Francesco Pignatale, Telespazio Germany GmbH
Long Phil Chau, Telespazio Germany GmbH
Claudio Mammone, Telespazio Germany GmbH
Claudio Mammone, Head of Payload Operation Systems, Telespazio Germany GmbH
Satellite imagery and associated metadata are fundamental for providing insights for Earth-Observation studies, building up reliable models to improve our understanding of the evolution of the climate and for fostering applications for current and future space-borne missions.
In the current context, with many commercial missions being developed by new and more established companies, the time to reach the commercial operations is crucial to beat the competition. One of the key activities during the mission development cycle, assuming the use of COTS hardware, is the development of the data processing tools and associated algorithms. These are often very specific to the target applications and require reliable data to be developed. Synthetic or simulated data help in supporting these activities, speeding up the process of parallel development, testing, verification and validation of data-processors, retrieval algorithms and parameters configuration.
The standard approach to generate simulated data (based on physical models) requires effort and time. Moreover, the amount of produced data available is normally limited due to time and budget constraints.
Generative AI-based frameworks have been already widely used in the wider context of image processing, and since recent times have been applied to the remote sensing field. However, the scientific validity of the generated images is often neglected. The goal of this project is to review the state-of-the-art in the field and then build a Generative AI-based framework for building up synthetic satellite’s imagery tuned according to parameters (e.g. pixel resolution, aerosol optical thickness, solar zenith angles, sensing time, …) to provide a more scientifically valid product.
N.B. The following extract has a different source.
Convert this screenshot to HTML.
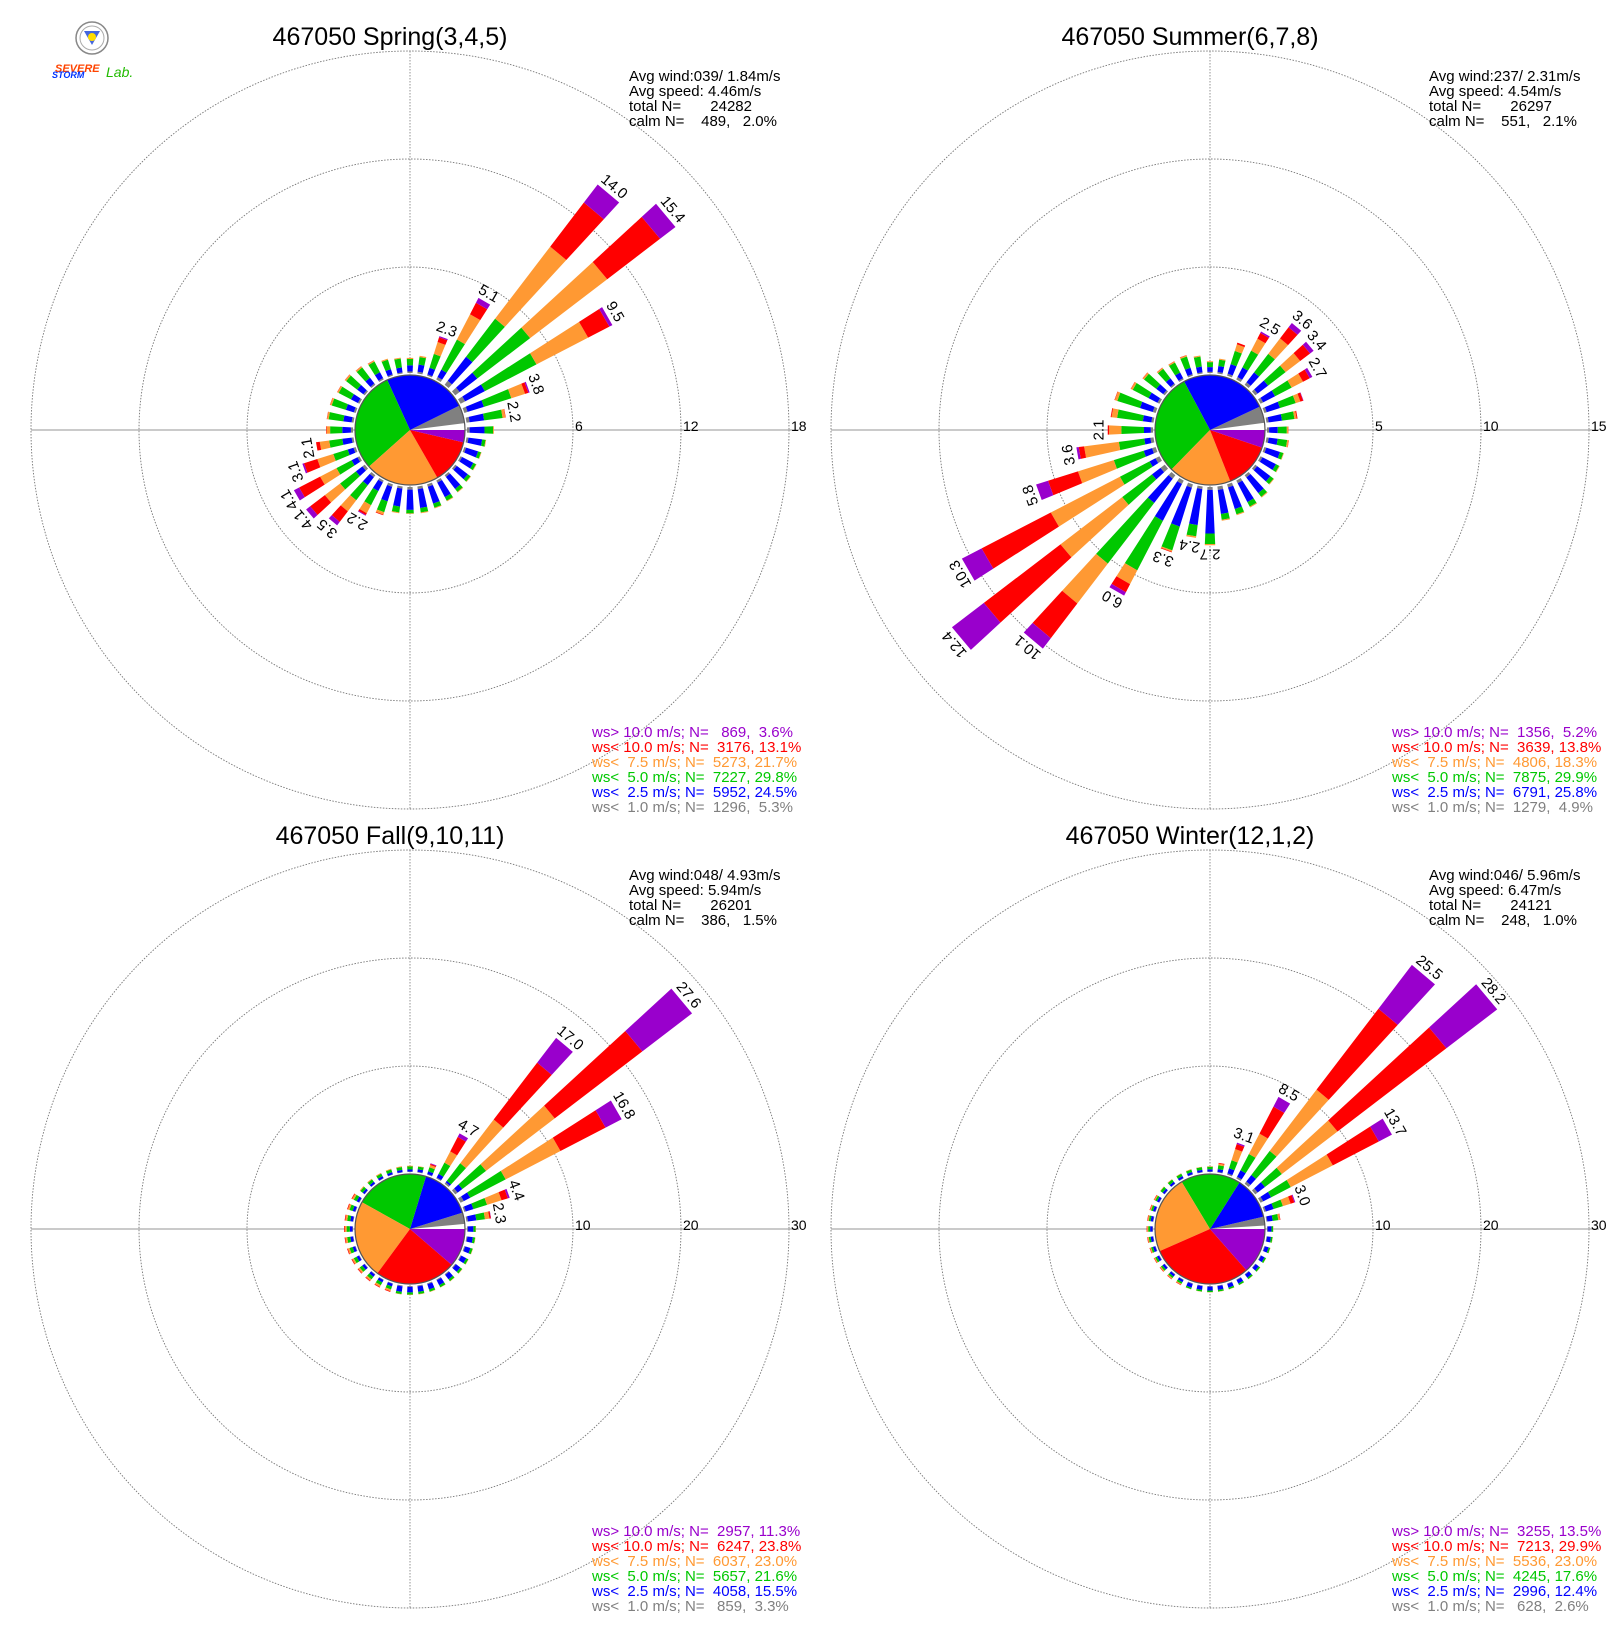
<!DOCTYPE html>
<html><head><meta charset="utf-8">
<style>
html,body{margin:0;padding:0;background:#fff;}
svg{display:block;}
text{font-family:"Liberation Sans",sans-serif;white-space:pre;}
</style></head>
<body>
<svg id="s" width="1620" height="1640" viewBox="0 0 1620 1640" xmlns="http://www.w3.org/2000/svg">
<rect width="1620" height="1640" fill="#fff"/>
<g id="g"></g>
<circle cx="92" cy="38" r="16" fill="#fff" stroke="#888" stroke-width="1.5"/>
<circle cx="92" cy="38" r="12" fill="none" stroke="#aaa" stroke-width="1"/>
<polygon points="84,31 100,31 92,45" fill="#4466dd"/>
<circle cx="92" cy="37" r="4" fill="#ffdd00"/>
<text x="55" y="72" font-size="11" font-style="italic" font-weight="bold" fill="#ff4400">SEVERE</text>
<text x="52" y="78" font-size="9" font-style="italic" font-weight="bold" fill="#0033ff">STORM</text>
<text x="106" y="77" font-size="14" font-style="italic" fill="#22bb00">Lab.</text>
</svg>
<script>
var NS="http://www.w3.org/2000/svg";
var G=document.getElementById("g");
function el(t,a,txt){var e=document.createElementNS(NS,t);for(var k in a)e.setAttribute(k,a[k]);if(txt!==undefined)e.textContent=txt;G.appendChild(e);return e;}
var COL=["#808080","#0000ff","#00c800","#ff9933","#ff0000","#9900cc"];
var R0=55,ROUT=379;
function pt(cx,cy,r,d){var a=d*Math.PI/180;return [cx+r*Math.sin(a),cy-r*Math.cos(a)];}
var Pblue=[.1,.8,.97,1,1,1],Pmix=[.1,.5,.92,.99,1,1],Pgreen=[.07,.38,.93,.99,1,1];
var panels=[
{cx:410,cy:430,max:18,ticks:[6,12,18],title:"467050 Spring(3,4,5)",
 stats:["Avg wind:039/ 1.84m/s","Avg speed: 4.46m/s","total N=       24282","calm N=    489,   2.0%"],
 leg:["ws> 10.0 m/s; N=   869,  3.6%","ws< 10.0 m/s; N=  3176, 13.1%","ws<  7.5 m/s; N=  5273, 21.7%","ws<  5.0 m/s; N=  7227, 29.8%","ws<  2.5 m/s; N=  5952, 24.5%","ws<  1.0 m/s; N=  1296,  5.3%"],
 pie:[2.0,5.3,24.5,29.8,21.7,13.1,3.6],
 bars:{10:[1.0,Pmix],20:[2.3,[.03,.2,.55,.85,.97,1],1],30:[5.1,[.03,.12,.49,.8,.94,1],1],40:[14.0,[.02,.14,.33,.69,.91,1],1],50:[15.4,[.02,.1,.34,.69,.93,1],1],60:[9.5,[.03,.16,.5,.84,.98,1],1],70:[3.8,[.05,.3,.72,.93,.98,1],1],80:[2.2,[.08,.45,.92,.99,1,1],1],90:[1.5,[.1,.65,.97,1,1,1]],100:[1.1,Pblue],110:[1.0,Pblue],120:[1.0,Pblue],130:[1.1,Pblue],140:[1.2,Pblue],150:[1.3,Pblue],160:[1.4,Pblue],170:[1.5,Pblue],180:[1.5,[.1,.85,.98,1,1,1]],190:[1.5,[.08,.75,.97,1,1,1]],200:[1.8,[.08,.55,.9,.98,1,1]],210:[2.2,[.05,.3,.7,.93,.98,1],1],220:[3.5,[.04,.2,.5,.72,.93,1],1],230:[4.1,[.04,.15,.42,.68,.93,1],1],240:[4.1,[.03,.12,.35,.6,.92,1],1],250:[3.1,[.04,.15,.42,.72,.97,1],1],260:[2.1,[.05,.3,.65,.9,1,1],1],270:[1.5,[.08,.4,.85,.98,1,1]],280:[1.5,Pgreen],290:[1.5,Pgreen],300:[1.4,Pgreen],310:[1.4,Pgreen],320:[1.3,Pgreen],330:[1.2,Pgreen],340:[1.0,Pgreen],350:[0.9,Pgreen],360:[0.85,Pmix]}},
{cx:1210,cy:430,max:15,ticks:[5,10,15],title:"467050 Summer(6,7,8)",
 stats:["Avg wind:237/ 2.31m/s","Avg speed: 4.54m/s","total N=       26297","calm N=    551,   2.1%"],
 leg:["ws> 10.0 m/s; N=  1356,  5.2%","ws< 10.0 m/s; N=  3639, 13.8%","ws<  7.5 m/s; N=  4806, 18.3%","ws<  5.0 m/s; N=  7875, 29.9%","ws<  2.5 m/s; N=  6791, 25.8%","ws<  1.0 m/s; N=  1279,  4.9%"],
 pie:[2.1,4.9,25.8,29.9,18.3,13.8,5.2],
 bars:{10:[0.7,Pmix],20:[1.6,[.06,.35,.75,.95,1,1]],30:[2.5,[.05,.25,.6,.85,.97,1],1],40:[3.6,[.04,.2,.5,.75,.93,1],1],50:[3.4,[.04,.22,.52,.77,.94,1],1],60:[2.7,[.05,.28,.6,.82,.95,1],1],70:[1.9,[.06,.4,.8,.92,.99,1]],80:[1.45,[.07,.5,.9,.97,1,1]],90:[1.0,Pmix],100:[1.05,Pmix],110:[0.95,Pblue],120:[1.0,Pblue],130:[1.1,Pblue],140:[1.3,Pblue],150:[1.4,Pblue],160:[1.5,Pblue],170:[1.6,Pblue],180:[2.7,[.05,.8,.98,1,1,1],1],190:[2.4,[.05,.75,.97,1,1,1],1],200:[3.3,[.05,.62,.97,.99,1,1],1],210:[6.0,[.03,.35,.78,.9,.97,1],1],220:[10.1,[.02,.16,.51,.74,.94,1],1],230:[12.4,[.02,.06,.2,.49,.85,1],1],240:[10.3,[.02,.05,.2,.55,.9,1],1],250:[5.8,[.03,.1,.35,.65,.9,1],1],260:[3.6,[.04,.12,.45,.9,.97,1],1],270:[2.1,[.05,.2,.7,.97,1,1],1],280:[2.0,[.05,.25,.85,.98,1,1]],290:[2.0,Pgreen],300:[1.5,Pgreen],310:[1.3,Pgreen],320:[1.0,Pgreen],330:[0.95,Pgreen],340:[1.0,Pgreen],350:[0.85,Pgreen],360:[0.55,Pmix]}},
{cx:410,cy:1229,max:30,ticks:[10,20,30],title:"467050 Fall(9,10,11)",
 stats:["Avg wind:048/ 4.93m/s","Avg speed: 5.94m/s","total N=       26201","calm N=    386,   1.5%"],
 leg:["ws> 10.0 m/s; N=  2957, 11.3%","ws< 10.0 m/s; N=  6247, 23.8%","ws<  7.5 m/s; N=  6037, 23.0%","ws<  5.0 m/s; N=  5657, 21.6%","ws<  2.5 m/s; N=  4058, 15.5%","ws<  1.0 m/s; N=   859,  3.3%"],
 pie:[1.5,3.3,15.5,21.6,23.0,23.8,11.3],
 bars:{10:[0.6,Pmix],20:[1.1,[.05,.3,.65,.85,.95,1]],30:[4.7,[.02,.1,.35,.6,.92,1],1],40:[17.0,[.01,.02,.14,.44,.83,1],1],50:[27.6,[.01,.03,.13,.42,.79,1],1],60:[16.8,[.02,.06,.28,.62,.9,1],1],70:[4.4,[.03,.2,.5,.82,.96,1],1],80:[2.3,[.06,.4,.75,.93,.99,1],1]},
 def:function(d){if(d>=90&&d<=190)return[0.85,[.1,.7,.95,.99,1,1]];if(d>190&&d<=300)return[0.85,[.06,.35,.7,.9,.98,1]];return[0.6,[.06,.4,.85,.97,1,1]];}},
{cx:1210,cy:1229,max:30,ticks:[10,20,30],title:"467050 Winter(12,1,2)",
 stats:["Avg wind:046/ 5.96m/s","Avg speed: 6.47m/s","total N=       24121","calm N=    248,   1.0%"],
 leg:["ws> 10.0 m/s; N=  3255, 13.5%","ws< 10.0 m/s; N=  7213, 29.9%","ws<  7.5 m/s; N=  5536, 23.0%","ws<  5.0 m/s; N=  4245, 17.6%","ws<  2.5 m/s; N=  2996, 12.4%","ws<  1.0 m/s; N=   628,  2.6%"],
 pie:[1.0,2.6,12.4,17.6,23.0,29.9,13.5],
 bars:{10:[0.9,[.06,.35,.75,.92,1,1]],20:[3.1,[.04,.2,.45,.8,.96,1],1],30:[8.5,[.02,.1,.3,.55,.88,1],1],40:[25.5,[.01,.04,.15,.43,.8,1],1],50:[28.2,[.01,.04,.11,.34,.79,1],1],60:[13.7,[.02,.08,.23,.55,.9,1],1],70:[3.0,[.05,.3,.6,.85,.97,1],1],80:[1.3,[.06,.45,.85,.97,1,1]]},
 def:function(d){if(d>=90&&d<=200)return[0.6,[.1,.7,.95,.99,1,1]];if(d>200&&d<=300)return[0.6,[.08,.45,.75,.92,.99,1]];return[0.55,[.08,.45,.9,.98,1,1]];}}
];
panels.forEach(function(p){
  var cx=p.cx,cy=p.cy,k=(ROUT-R0)/p.max;
  p.ticks.forEach(function(t){el("circle",{cx:cx,cy:cy,r:R0+t*k,fill:"none",stroke:"#777","stroke-width":0.9,"stroke-dasharray":"1.5,1.5"});});
  el("line",{x1:cx-ROUT,y1:cy,x2:cx+ROUT+10,y2:cy,stroke:"#aaa","stroke-width":1.2});
  el("line",{x1:cx,y1:cy-ROUT,x2:cx,y2:cy+ROUT,stroke:"#888","stroke-width":0.9,"stroke-dasharray":"1.5,1.5"});
  p.ticks.forEach(function(t){el("text",{x:cx+R0+t*k+2,y:cy+1,"font-size":14,fill:"#000"},String(t));});
  for(var d=10;d<=360;d+=10){
    var b=p.bars[d]||(p.def?p.def(d):[1,Pmix]);
    var T=b[0],f=b[1],hw=2.6;
    var prev=0;
    for(var i=0;i<6;i++){
      var r1=R0+2+prev*T*k,r2=R0+2+f[i]*T*k;
      if(r2-r1>0.2){
        var a=pt(cx,cy,r1,d-hw),bb=pt(cx,cy,r2,d-hw),c=pt(cx,cy,r2,d+hw),e=pt(cx,cy,r1,d+hw);
        el("polygon",{points:a.join(",")+" "+bb.join(",")+" "+c.join(",")+" "+e.join(","),fill:COL[i]});
      }
      prev=f[i];
    }
    if(b[2]){
      var tp=pt(cx,cy,R0+2+T*k+4,d);
      el("text",{x:tp[0],y:tp[1],"font-size":15,"text-anchor":"middle",transform:"rotate("+d+" "+tp[0]+" "+tp[1]+")",fill:"#000"},T.toFixed(1));
    }
  }
  var pc=["#ffffff"].concat(COL),ang=0;
  p.pie.forEach(function(v,i){
    var a2=ang+v*3.6,t1=ang*Math.PI/180,t2=a2*Math.PI/180;
    var x1=cx+R0*Math.cos(t1),y1=cy-R0*Math.sin(t1),x2=cx+R0*Math.cos(t2),y2=cy-R0*Math.sin(t2);
    el("path",{d:"M"+cx+","+cy+" L"+x1+","+y1+" A"+R0+","+R0+" 0 "+((a2-ang)>180?1:0)+" 0 "+x2+","+y2+" Z",fill:pc[i]});
    ang=a2;
  });
  el("circle",{cx:cx,cy:cy,r:R0,fill:"none",stroke:"#555","stroke-width":1.2});
  el("text",{x:cx-20,y:cy-385,"font-size":25,"text-anchor":"middle",fill:"#000"},p.title);
  p.stats.forEach(function(s,i){el("text",{x:cx+219,y:cy-349+i*15,"font-size":15,fill:"#000"},s);});
  var lc=["#9900cc","#ff0000","#ff9933","#00c800","#0000ff","#808080"];
  p.leg.forEach(function(s,i){el("text",{x:cx+182,y:cy+307+i*15,"font-size":15,fill:lc[i]},s);});
});
</script>
</body></html>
For this first prototype, the publicly available Copernicus Sentinel-2 data are used as reference dataset, as its characteristics match those of many commercial missions (orbit configuration, sensor spectral bands). Furthermore, the Copernicus Sentinel-2 data cover a large range of different observational parameters and conditions, are consistent for time-series analysis and scientifically verified.
In this work we present the proof of concept, its processing-chain, and preliminary results showing Generative-AI based Synthetic Copernicus Sentinel-2 data produced assuming different sets of initial conditions. Our approach can be then extended and the whole method scaled to include different types of sensors and datatypes.
This work is conducted with the contribution of the Technische Universität Darmstadt.